What to produce: Return the lines below exactly, from the first line to the line that contains "const h = 459;". Leave out pictures.

Data provided:
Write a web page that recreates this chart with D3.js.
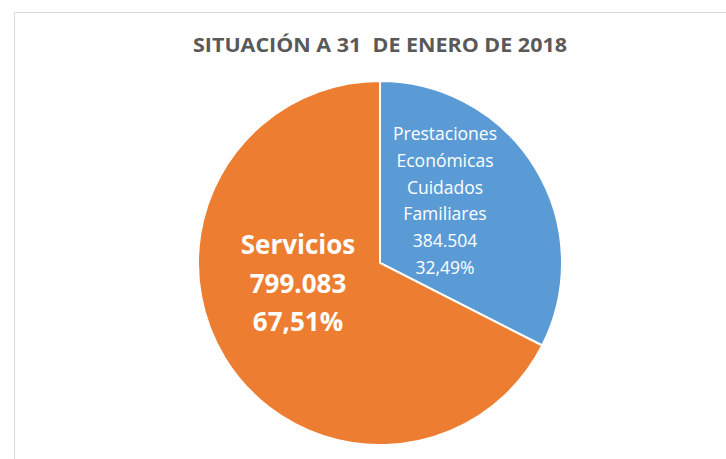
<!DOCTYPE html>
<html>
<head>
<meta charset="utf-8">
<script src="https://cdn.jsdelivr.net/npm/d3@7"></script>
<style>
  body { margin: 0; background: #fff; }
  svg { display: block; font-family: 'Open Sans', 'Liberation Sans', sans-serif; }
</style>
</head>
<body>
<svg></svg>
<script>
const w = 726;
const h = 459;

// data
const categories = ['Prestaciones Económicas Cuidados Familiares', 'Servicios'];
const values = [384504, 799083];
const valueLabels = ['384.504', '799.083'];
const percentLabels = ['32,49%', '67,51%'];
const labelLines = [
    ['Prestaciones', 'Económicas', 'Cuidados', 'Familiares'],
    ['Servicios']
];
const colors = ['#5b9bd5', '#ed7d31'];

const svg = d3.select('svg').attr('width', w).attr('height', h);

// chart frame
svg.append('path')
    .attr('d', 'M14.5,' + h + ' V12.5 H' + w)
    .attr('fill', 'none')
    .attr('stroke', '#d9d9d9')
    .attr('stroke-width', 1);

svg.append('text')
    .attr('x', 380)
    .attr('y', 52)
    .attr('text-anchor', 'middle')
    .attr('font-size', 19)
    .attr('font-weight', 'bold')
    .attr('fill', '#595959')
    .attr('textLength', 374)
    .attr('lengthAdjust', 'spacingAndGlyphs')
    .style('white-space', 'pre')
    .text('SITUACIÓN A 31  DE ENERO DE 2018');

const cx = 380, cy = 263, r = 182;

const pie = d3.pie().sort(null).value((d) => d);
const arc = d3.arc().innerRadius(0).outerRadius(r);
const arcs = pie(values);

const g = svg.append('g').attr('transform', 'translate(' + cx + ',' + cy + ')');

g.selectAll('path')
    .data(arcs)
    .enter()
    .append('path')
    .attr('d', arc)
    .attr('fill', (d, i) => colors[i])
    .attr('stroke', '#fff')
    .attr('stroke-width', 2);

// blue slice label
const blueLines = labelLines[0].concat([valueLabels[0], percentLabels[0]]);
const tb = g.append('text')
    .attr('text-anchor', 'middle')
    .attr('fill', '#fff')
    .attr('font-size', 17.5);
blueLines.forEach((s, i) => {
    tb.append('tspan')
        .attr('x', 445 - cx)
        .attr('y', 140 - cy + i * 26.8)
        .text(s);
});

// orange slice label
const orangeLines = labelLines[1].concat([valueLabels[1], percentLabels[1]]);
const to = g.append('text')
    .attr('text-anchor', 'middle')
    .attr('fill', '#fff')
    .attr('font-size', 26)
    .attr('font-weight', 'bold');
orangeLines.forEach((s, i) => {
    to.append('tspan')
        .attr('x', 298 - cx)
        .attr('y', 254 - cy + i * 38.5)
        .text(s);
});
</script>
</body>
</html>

Full answer:
Write a web page that recreates this chart with D3.js.
<!DOCTYPE html>
<html>
<head>
<meta charset="utf-8">
<script src="https://cdn.jsdelivr.net/npm/d3@7"></script>
<style>
  body { margin: 0; background: #fff; }
  svg { display: block; font-family: 'Open Sans', 'Liberation Sans', sans-serif; }
</style>
</head>
<body>
<svg></svg>
<script>
const w = 726;
const h = 459;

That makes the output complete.